Contrairement aux usages qui recommandent que la cérémonie de remise de trophée se déroule sur un dispositif prévu pour la circonstance à la lisière de la ligne de touche, les joueuses du Ghana (3e) ; du Cameroun (2e) et du Nigeria ont été contraintes à grimper les marches pour aller serrer la main du chef de l’Etat, perché dans sa tribune blindée, entouré de tout son gouvernement.
Le défilé militaire qui a ouvert la cérémonie de clôture n’a pas suffit. En plus de rendre honneur et hommage au Chef des Armées alors qu’on n’était pas à une parade du 20 mai, il a fallu que la Caf se plie une fois encore aux désidératas du président de la République. Lui qui a décidé de dicter sa loi aux responsables de la Confédération africaine de football (Caf) depuis que cette 10e Can féminine a démarré. Après avoir décidé d’imprimer des cartons d’invitations à tête chercheuse en lieu et place des tickets d’accès au stade qui auraient permis aux vrais supporters de venir porter en triomphe les Lionnes indomptables ; Paul Biya ne s’est pas gêné de prendre en otage la finale de ce rendez-vous très couru. Stade outrageusement militarisé, sécurité sauvage autour du N’nomgui, bafouement des règles établies …

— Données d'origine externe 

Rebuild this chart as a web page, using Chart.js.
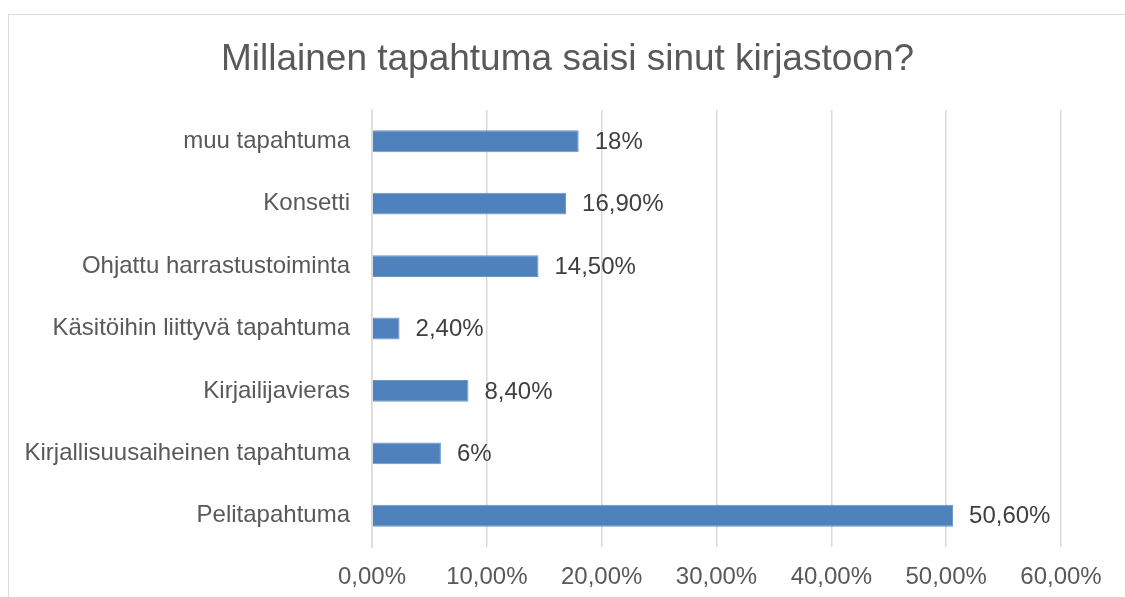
<!DOCTYPE html>
<html>
<head>
<meta charset="utf-8">
<script src="https://cdn.jsdelivr.net/npm/chart.js@4/dist/chart.umd.min.js"></script>
<style>
	html, body { margin: 0; padding: 0; background: #fff; overflow: hidden; }
	#frame { position: absolute; left: 8px; top: 14px; width: 1300px; height: 800px; border: 1px solid #d9d9d9; }
	#wrap { position: absolute; left: 0; top: 0; width: 1125px; height: 597px; }
</style>
</head>
<body>
<div id="frame"></div>
<div id="wrap"><canvas id="chart"></canvas></div>
<script>
	var categories = [
		'muu tapahtuma',
		'Konsetti',
		'Ohjattu harrastustoiminta',
		'Käsitöihin liittyvä tapahtuma',
		'Kirjailijavieras',
		'Kirjallisuusaiheinen tapahtuma',
		'Pelitapahtuma'
	];
	var values = [18, 16.9, 14.5, 2.4, 8.4, 6, 50.6];
	var valueLabels = ['18%', '16,90%', '14,50%', '2,40%', '8,40%', '6%', '50,60%'];
	var titleText = 'Millainen tapahtuma saisi sinut kirjastoon?';
	var axisMax = 60;
	var axisStep = 10;

	var fontFamily = "'Liberation Sans', Arial, sans-serif";

	// title centred over the whole framed box, not only the plot
	var boxTitle = {
		id: 'boxTitle',
		afterDraw: function(chart) {
			var ctx = chart.ctx;
			ctx.save();
			ctx.font = '37px ' + fontFamily;
			ctx.fillStyle = '#595959';
			ctx.textAlign = 'center';
			ctx.textBaseline = 'alphabetic';
			ctx.fillText(titleText, (chart.width + 10) / 2, 70);
			ctx.restore();
		}
	};

	// draws the value text right of each bar
	var barLabels = {
		id: 'barLabels',
		afterDatasetsDraw: function(chart) {
			var ctx = chart.ctx;
			var meta = chart.getDatasetMeta(0);
			ctx.save();
			ctx.font = '24px ' + fontFamily;
			ctx.fillStyle = '#404040';
			ctx.textAlign = 'left';
			ctx.textBaseline = 'middle';
			meta.data.forEach(function(bar, i) {
				ctx.fillText(valueLabels[i], bar.x + 16, bar.y + 1);
			});
			ctx.restore();
		}
	};

	new Chart(document.getElementById('chart'), {
		type: 'bar',
		data: {
			labels: categories,
			datasets: [{
				data: values,
				backgroundColor: '#4f81bd',
				borderColor: '#6a95c9',
				borderWidth: 1,
				categoryPercentage: 1,
				barPercentage: 0.35
			}]
		},
		options: {
			indexAxis: 'y',
			responsive: true,
			maintainAspectRatio: false,
			animation: false,
			layout: {
				padding: {left: 10, right: 64, top: 110, bottom: 0}
			},
			plugins: {
				legend: {display: false},
				tooltip: {enabled: false},
				title: {display: false}
			},
			scales: {
				x: {
					min: 0,
					max: axisMax,
					afterFit: function(scale) { scale.height = 50; },
					grid: {color: '#d9d9d9', lineWidth: 1.5, drawTicks: false},
					border: {display: false},
					ticks: {
						stepSize: axisStep,
						padding: 16,
						color: '#595959',
						font: {family: fontFamily, size: 24},
						callback: function(v) { return v.toFixed(2).replace('.', ',') + '%'; }
					}
				},
				y: {
					afterFit: function(scale) { scale.width = 362; },
					grid: {display: false, drawTicks: false},
					border: {display: true, color: '#d9d9d9', width: 1.5},
					ticks: {
						padding: 22,
						color: '#595959',
						font: {family: fontFamily, size: 24}
					}
				}
			}
		},
		plugins: [barLabels, boxTitle]
	});
</script>
</body>
</html>
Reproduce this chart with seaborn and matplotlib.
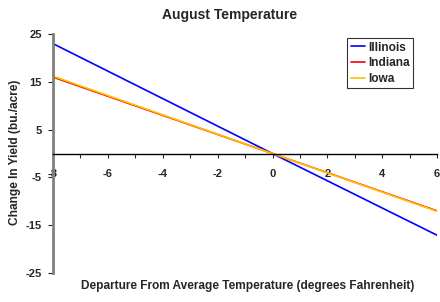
import pandas as pd
import seaborn as sns
import matplotlib.pyplot as plt

# departure from average temperature (deg F) and yield change (bu/acre)
temps = [-8, 0, 6]
illinois = [23.0, 0.0, -17.1]
indiana = [16.0, 0.0, -12.0]
iowa = [16.2, 0.0, -12.1]

states = ["Illinois", "Indiana", "Iowa"]
colors = {"Illinois": "#0000ff", "Indiana": "#ff0000", "Iowa": "#ffc000"}

df = pd.concat([
    pd.DataFrame({"temp": temps, "change": vals, "state": name})
    for name, vals in zip(states, [illinois, indiana, iowa])
])

sns.set_style("white")
plt.rcParams["font.family"] = ["Liberation Sans", "DejaVu Sans"]
plt.rcParams["font.weight"] = "bold"
plt.rcParams["axes.unicode_minus"] = False

fig = plt.figure(figsize=(4.4, 3.02), dpi=100)
ax = fig.add_axes([0.1205, 0.096, 0.873, 0.791])

sns.lineplot(data=df, x="temp", y="change", hue="state", palette=colors,
             linewidth=1.2, ax=ax)

ax.set_xlim(-8, 6)
ax.set_ylim(-25, 25)

ax.spines["top"].set_visible(False)
ax.spines["right"].set_visible(False)
ax.spines["left"].set_color("#808080")
ax.spines["left"].set_linewidth(2)
ax.spines["bottom"].set_position(("data", 0))
ax.spines["bottom"].set_color("black")
ax.spines["bottom"].set_linewidth(1)

ax.set_xticks(range(-8, 7))
ax.set_xticklabels([str(t) if t % 2 == 0 else "" for t in range(-8, 7)])
ax.set_yticks([25, 15, 5, -5, -15, -25])
ax.tick_params(axis="x", direction="out", length=3, width=0.8, pad=8,
               labelsize=8, bottom=True)
ax.tick_params(axis="y", direction="out", length=3.5, width=0.8, pad=4.5,
               labelsize=8, left=True)
for lab in ax.get_xticklabels() + ax.get_yticklabels():
    lab.set_fontweight("bold")

fig.text(230 / 440, 1 - 15 / 302, "August Temperature", fontsize=10,
         fontweight="bold", ha="center", va="center")

ax.set_xlabel("Departure From Average Temperature (degrees Fahrenheit)",
              fontsize=8.6, fontweight="bold")
ax.set_ylabel("Change In Yield (bu./acre)", fontsize=8.6, fontweight="bold")
ax.xaxis.set_label_coords(0.508, -0.054)
ax.xaxis.label.set_va("center")
ax.yaxis.set_label_coords(-0.099, 0.504)
ax.yaxis.label.set_va("center")

leg = ax.legend(loc="upper right", bbox_to_anchor=(413 / 440, 1 - 38 / 302),
                bbox_transform=fig.transFigure, fontsize=8.6,
                frameon=True, fancybox=False, handlelength=1.2,
                handletextpad=0.2, borderpad=0.3, labelspacing=0.3,
                borderaxespad=0)
leg.get_frame().set_edgecolor("black")
leg.get_frame().set_linewidth(0.8)
for t in leg.get_texts():
    t.set_fontweight("bold")

fig.savefig("out.png", dpi=100)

Les errements du protocole d’Etat
Comme si le supplice qu’il a infligé plus tôt à Issa Hayatou en lui faisant sécher de longues minutes sous un soleil de plomb à l’attendre pour lui serrer la main, ne lui suffisait pas, la cérémonie de remise de médailles et de trophées s’est déroulée du haut de sa luxueuse et imposante tribune présidentielle perché au dessus de ce qui tenait lieu jadis de Tribune A et B. Alors que le podium d’honneur habituel constitué d’oriflammes, de roll up, et de paillettes attendait que le Chef de l’Etat et quelques hauts dignitaires de la Caf descendent pour sacrifier au rituel de la remise de récompense comme le veulent les usages en pareille circonstance, le protocole d’Etat a instruit aux propriétaires de cette compétition que la fameuse cérémonie, pour des raisons jusqu’ici non élucidées, doit se dérouler devant « l’homme Lion » qu’entouraient son épouse Chantal Biya, Issa Hayatou, Marcel Niat Njifenji, le président du Sénat, Cavaye Yeguie Djibril, le président de l’Assemblée nationale.

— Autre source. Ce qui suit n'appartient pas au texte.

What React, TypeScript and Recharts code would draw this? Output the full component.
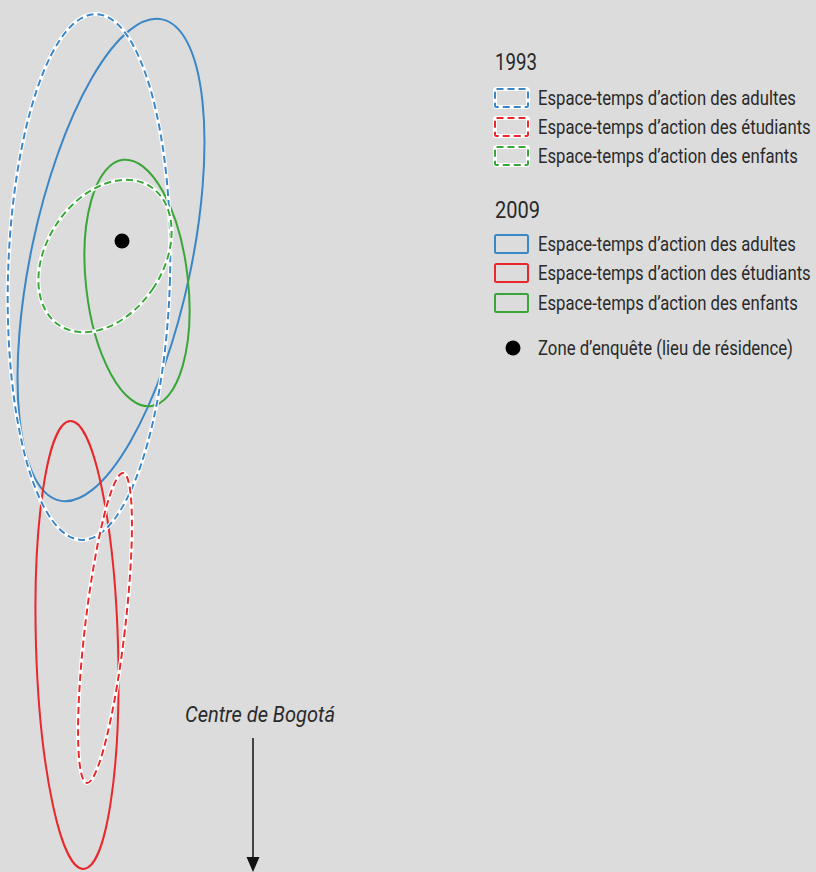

La mainmise du Roi Paul Biya
Aussitôt dit, aussitôt fait. Les joueuses du Ghana qui se sont emparées du Bronze la veille en venant à bout de l’Afrique du Sud ; Christine Manie et ses camarades, malheureuses finalistes et le Nigeria, sacré vainqueur pour la 10e fois, sont tour à tour, montés retrouver Biya pour la poignée de main, les médailles et la remise solennelle du prestigieux trophée de vainqueur. On constate donc pour le regretter que cette mainmise de Paul Biya n’a pas beaucoup aidé le pays hôte de cette Can. En décidant de confisquer l’accès au stade à travers cette importante quantité de billets d’invitation destinée à l’Assemblée nationale, au Sénat, au Comité central du Rassemblement démocratique du peuple camerounais (Rdpc) fortement représenté de même que les représentations consulaires, les sociétés publiques et parapubliques… Bref, les fonctionnaires se sont taillés la part du Lion. Ce que Camfoot craignait s’est donc finalement produit. Cet après-midi, on avait dans les travées du stade Omnisport, plus de spectateurs prompts à entonner des louanges à la gloire du « premier sportif camerounais », plutôt que des vrais supporters, cloués à l’extérieur avec ces fameux billets qui n’auront finalement servis à rien.